Only the female flowers produce the butterfly-attracting hops (the male plants produce flower panicles), but most varieties sold in nurseries are typically female. Hopes thrive in full sun and must be cut all the way to the ground to produce flowers each year.
21. Hollyhock (Alcea rosea)
Red, orange, pink, white, and even black, hollyhocks are an heirloom garden classic for the summer flower lover. Most hollyhocks are biennials (living 2 years), but some can be perennial if cut back at the end of the growing season (late fall) in Zones 3 to 8. In milder climates, hollyhock are prone to rust and may grow best as annuals. They like full to partial sun and because of their height, often require some support such as stakes or tying to a fence to keep the classic garden flowers upright.
22. Marigold (Tagetes patula)
The most common marigold sold in the United States is the French marigold (Tagetes patula), a brightly colored annual used in containers, borders, and beds from early summer to fall. The long-lasting blooms can be deadheaded regularly to encourage ongoing blooms well into the cool fall season, especially after heavy rains.
Marigold flower colors can range from bright orange and pale yellow to varigated red and gold. The flower prefers full sun and is frequently used as a companion plant to attract pollinators and deter pests from tender vegetables and herbs.

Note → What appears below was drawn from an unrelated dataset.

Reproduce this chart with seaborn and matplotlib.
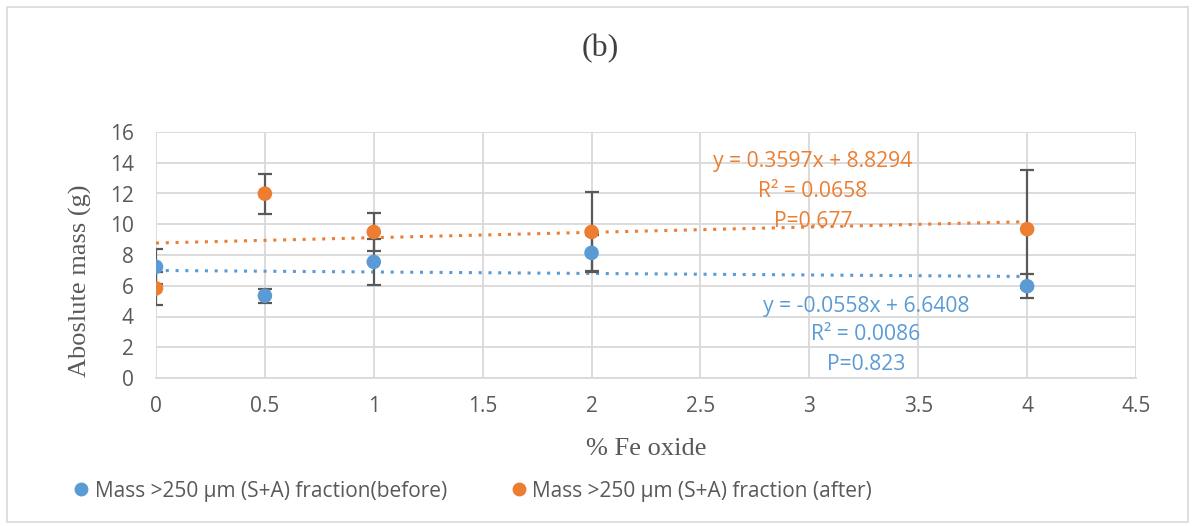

23. Coreopsis (Coreopsis spp.)
Even beginning gardeners will find a friend in one of over 80 varieties of coreopsis, an abundant bloomer. With both perennial and annual types, they produce flowers that are bright yellow, pink with dark centers, cream with pink centers, bright orange, and more. Many of the perennials are hardy to Zone 2 but it varies by species.
To keep coreopsis blooming well into the fall, grow them in full sun and regularly deadhead fading flowers. In general, coreopsis are drought-tolerant and attract pollinators, a winning combination for any garden bed.
24. Canna Lilies (Canna spp.)
Tropical and subtropical plants grown as annuals in nearly all regions except for Zones 8 to 10, these beautiful, wide-leaved plants are beloved for their textured, colorful foliage with variations of color ranging from sunset-oranges to white and green stripes. Not a true lily, the canna has a rhizome that can be dug up and replanted each spring with other summer-flowering bulbs.
Some gardeners overwinter cannas as houseplants. Because of their showy leaves, they look great in garden beds and containers alike well before blooming. However, in late summer and early fall, they will produce spikes of flowers in red, orange, yellow, cream, pink, or bicolor. Cannas need plenty of water and sunlight to grow, but they can tolerate partial sun in hot summer climates.
25. Sally Holmes Rose (Rosa ‘Sally Holmes’)
No doubt roses are the harbingers of summer, with most varieties beginning to bloom in late spring through midsummer—but there are a few varieties of roses that prefer to show off their blooms in late summer and early fall. The Sally Holmes climbing rose is a thornless climbing rose that produces large, fragrant flowers in a creamy white with yellow centers, almost like small fried eggs. Plant in rich soil in full sun and give it regular water, and it will provide you with endless blossoms until the leaves begin to turn. It grows to a height of 10 feet and is hardy down to Zone 6.